Last week, Labour’s Sadiq Khan was voted in as the new Mayor of London, a role he takes on from the Conservatives’ Boris Johnson, but while the politics driving the new mayor will be decidedly different to his predecessor’s, one of the biggest challenges he faces in office will not.
The property market in London has been creaking for some time now. With the increase in population picking up pace all the time, there are a shortage of homes, creating a supply and demand issue that has seen the price of properties rocket to over half a million pounds and the price of rent hit over £1,500 per month.
It’s an issue that has been plaguing the city repeatedly, but what will the new mayor coming into office mean for the housing market? According to his pre-election campaign, the good news is that Mr Khan backs the development of new homes, with a call for 50,000 new homes to be built every year, on top of the previous targets. If hit, this would mean London being in a better position to keep house prices and rental rises under control.
The problem is that the new mayor will face extensive challenges when it comes to making this a reality. Last year, London only hit half the target of 80,000 new homes being constructed, and with Mr Khan looking to increase the plan for development, will the capital’s construction sector be able to handle it?
Guy Grainger, the chief executive of commercial estate agents JLL, said one of the major problems the mayor faces is the skills gap in the building sector; there are not enough builders to help meet demand.

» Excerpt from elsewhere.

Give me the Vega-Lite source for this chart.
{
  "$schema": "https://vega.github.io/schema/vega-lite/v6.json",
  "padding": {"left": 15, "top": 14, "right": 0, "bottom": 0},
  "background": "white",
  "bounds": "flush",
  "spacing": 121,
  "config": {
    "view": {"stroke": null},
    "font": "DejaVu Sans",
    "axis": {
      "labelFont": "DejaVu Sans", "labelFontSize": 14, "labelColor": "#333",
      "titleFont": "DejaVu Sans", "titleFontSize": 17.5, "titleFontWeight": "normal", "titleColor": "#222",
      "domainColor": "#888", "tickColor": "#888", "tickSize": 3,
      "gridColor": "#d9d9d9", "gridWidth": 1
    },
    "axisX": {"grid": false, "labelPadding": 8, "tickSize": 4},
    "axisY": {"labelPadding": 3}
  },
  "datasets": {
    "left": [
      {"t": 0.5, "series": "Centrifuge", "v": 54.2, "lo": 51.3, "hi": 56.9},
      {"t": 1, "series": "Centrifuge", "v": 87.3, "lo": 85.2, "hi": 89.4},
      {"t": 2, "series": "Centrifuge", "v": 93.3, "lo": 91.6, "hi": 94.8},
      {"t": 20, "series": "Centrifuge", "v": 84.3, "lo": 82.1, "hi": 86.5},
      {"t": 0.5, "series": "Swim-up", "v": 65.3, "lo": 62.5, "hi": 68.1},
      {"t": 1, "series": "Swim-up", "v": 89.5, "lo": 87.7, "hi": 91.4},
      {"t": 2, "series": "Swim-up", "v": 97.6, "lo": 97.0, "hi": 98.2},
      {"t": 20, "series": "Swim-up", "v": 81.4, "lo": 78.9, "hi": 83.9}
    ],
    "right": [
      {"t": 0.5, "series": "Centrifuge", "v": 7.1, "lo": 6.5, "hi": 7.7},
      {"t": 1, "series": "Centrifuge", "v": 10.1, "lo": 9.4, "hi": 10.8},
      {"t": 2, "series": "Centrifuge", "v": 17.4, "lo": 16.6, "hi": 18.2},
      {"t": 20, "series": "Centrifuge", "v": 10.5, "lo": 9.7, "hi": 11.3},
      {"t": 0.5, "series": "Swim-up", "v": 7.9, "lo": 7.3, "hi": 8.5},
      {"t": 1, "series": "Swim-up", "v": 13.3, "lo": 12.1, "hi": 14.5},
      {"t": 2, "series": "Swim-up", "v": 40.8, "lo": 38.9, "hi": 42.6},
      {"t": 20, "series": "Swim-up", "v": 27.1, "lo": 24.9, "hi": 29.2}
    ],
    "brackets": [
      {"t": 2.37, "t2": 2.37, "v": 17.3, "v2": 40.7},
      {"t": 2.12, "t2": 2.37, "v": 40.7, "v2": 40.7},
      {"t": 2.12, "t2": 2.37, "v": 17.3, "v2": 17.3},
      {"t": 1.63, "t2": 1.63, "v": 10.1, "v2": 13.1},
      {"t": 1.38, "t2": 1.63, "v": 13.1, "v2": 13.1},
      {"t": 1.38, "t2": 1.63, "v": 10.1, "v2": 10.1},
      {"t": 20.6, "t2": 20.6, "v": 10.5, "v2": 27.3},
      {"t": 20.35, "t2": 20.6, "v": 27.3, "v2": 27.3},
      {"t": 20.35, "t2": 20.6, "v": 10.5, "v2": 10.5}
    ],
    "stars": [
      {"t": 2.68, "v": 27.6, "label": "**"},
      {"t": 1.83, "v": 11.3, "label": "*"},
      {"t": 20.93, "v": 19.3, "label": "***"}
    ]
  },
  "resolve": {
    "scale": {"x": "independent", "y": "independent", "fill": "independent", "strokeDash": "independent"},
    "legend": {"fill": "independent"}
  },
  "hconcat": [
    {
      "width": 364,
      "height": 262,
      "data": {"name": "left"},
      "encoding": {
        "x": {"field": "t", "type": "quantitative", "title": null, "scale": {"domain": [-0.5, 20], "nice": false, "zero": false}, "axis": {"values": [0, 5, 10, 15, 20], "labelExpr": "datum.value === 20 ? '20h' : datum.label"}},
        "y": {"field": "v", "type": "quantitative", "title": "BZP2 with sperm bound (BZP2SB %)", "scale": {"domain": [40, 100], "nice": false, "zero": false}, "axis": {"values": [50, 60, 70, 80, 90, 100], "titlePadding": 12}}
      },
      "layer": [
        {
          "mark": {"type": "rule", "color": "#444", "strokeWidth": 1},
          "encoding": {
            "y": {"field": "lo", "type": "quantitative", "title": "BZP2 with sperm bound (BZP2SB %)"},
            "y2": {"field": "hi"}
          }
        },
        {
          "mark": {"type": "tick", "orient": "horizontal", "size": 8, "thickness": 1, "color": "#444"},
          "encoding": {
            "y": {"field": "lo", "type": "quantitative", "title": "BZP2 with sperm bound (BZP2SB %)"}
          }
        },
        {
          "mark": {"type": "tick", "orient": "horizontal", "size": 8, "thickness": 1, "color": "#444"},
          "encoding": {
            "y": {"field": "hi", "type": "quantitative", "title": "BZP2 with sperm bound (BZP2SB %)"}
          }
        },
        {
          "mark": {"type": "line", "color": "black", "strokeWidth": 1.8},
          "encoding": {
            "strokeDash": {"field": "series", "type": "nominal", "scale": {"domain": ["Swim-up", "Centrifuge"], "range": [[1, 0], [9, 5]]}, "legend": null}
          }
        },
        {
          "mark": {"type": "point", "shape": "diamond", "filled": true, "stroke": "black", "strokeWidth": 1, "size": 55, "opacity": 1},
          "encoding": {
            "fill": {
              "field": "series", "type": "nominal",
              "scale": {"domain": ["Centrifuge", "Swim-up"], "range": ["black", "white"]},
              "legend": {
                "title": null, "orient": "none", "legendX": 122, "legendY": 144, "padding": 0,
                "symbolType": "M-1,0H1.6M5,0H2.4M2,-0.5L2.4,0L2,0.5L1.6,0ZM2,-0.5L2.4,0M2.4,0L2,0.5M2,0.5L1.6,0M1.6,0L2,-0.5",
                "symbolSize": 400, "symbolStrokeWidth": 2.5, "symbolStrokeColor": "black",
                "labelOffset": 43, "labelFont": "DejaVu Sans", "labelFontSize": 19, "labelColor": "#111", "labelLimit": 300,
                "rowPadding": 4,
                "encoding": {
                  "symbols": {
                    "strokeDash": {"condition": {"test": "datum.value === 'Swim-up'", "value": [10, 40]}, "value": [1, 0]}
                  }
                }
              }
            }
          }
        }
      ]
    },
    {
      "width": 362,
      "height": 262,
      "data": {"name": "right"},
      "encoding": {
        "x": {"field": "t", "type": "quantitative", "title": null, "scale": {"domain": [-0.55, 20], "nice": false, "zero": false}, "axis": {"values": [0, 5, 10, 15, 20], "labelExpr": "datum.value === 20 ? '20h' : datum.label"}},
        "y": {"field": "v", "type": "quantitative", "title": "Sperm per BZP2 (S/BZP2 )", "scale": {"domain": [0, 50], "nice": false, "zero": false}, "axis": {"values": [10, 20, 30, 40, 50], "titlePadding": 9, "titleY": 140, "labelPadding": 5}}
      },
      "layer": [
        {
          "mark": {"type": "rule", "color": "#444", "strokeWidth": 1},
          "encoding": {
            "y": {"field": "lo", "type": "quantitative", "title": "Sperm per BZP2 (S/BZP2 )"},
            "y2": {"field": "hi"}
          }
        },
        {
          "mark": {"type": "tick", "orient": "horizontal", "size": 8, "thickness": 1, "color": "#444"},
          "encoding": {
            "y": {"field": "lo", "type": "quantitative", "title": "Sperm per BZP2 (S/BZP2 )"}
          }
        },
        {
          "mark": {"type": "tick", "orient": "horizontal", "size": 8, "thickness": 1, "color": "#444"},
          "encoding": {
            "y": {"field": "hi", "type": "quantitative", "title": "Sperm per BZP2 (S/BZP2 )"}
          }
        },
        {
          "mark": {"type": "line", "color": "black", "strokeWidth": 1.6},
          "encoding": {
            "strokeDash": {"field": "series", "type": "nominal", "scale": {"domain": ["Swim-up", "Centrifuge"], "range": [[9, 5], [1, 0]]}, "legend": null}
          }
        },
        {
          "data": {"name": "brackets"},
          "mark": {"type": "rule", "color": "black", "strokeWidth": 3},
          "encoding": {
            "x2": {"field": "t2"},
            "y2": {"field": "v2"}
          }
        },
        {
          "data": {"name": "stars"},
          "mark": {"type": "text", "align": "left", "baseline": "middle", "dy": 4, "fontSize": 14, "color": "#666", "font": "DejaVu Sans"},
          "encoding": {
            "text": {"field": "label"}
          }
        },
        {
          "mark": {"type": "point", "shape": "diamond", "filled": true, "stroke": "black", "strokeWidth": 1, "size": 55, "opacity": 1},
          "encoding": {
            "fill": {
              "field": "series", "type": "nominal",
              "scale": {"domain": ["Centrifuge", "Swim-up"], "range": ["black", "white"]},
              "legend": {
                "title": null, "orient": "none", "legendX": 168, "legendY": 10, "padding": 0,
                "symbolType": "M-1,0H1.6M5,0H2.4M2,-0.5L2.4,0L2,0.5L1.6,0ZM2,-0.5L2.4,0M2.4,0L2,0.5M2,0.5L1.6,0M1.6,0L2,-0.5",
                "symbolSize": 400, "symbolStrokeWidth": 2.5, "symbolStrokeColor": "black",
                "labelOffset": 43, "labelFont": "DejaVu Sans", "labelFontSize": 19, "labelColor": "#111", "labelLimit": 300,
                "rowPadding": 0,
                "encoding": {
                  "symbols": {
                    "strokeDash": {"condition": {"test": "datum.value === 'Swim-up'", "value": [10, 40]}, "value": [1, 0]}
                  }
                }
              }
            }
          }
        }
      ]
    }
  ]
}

As many as 28 per cent of respondents to a JLL survey cited this as one of the main challenges facing the market. Mr Khan will need to make sure this is addressed, with a focus on hiring and training in the industry to help drive up the number of skilled workers it has.
Another more prominent problem he must tackle will centre around land. With more than 8.6 million people housed in London, it’s a densely populated area already, so finding new land for development is key. When much of the land available is green belt, though, will he choose to unlock it? Last year, Mr Khan said that protecting green belt land was key to the future, but he faces real pressure from the property sector to backtrack and take a new approach.
In principle, we won’t be expecting to see much in the way of green belt development given past comments, but now the mayor has taken his seat in City Hall, it remains to be seen how he tackles a capital housing crisis that simply demands action.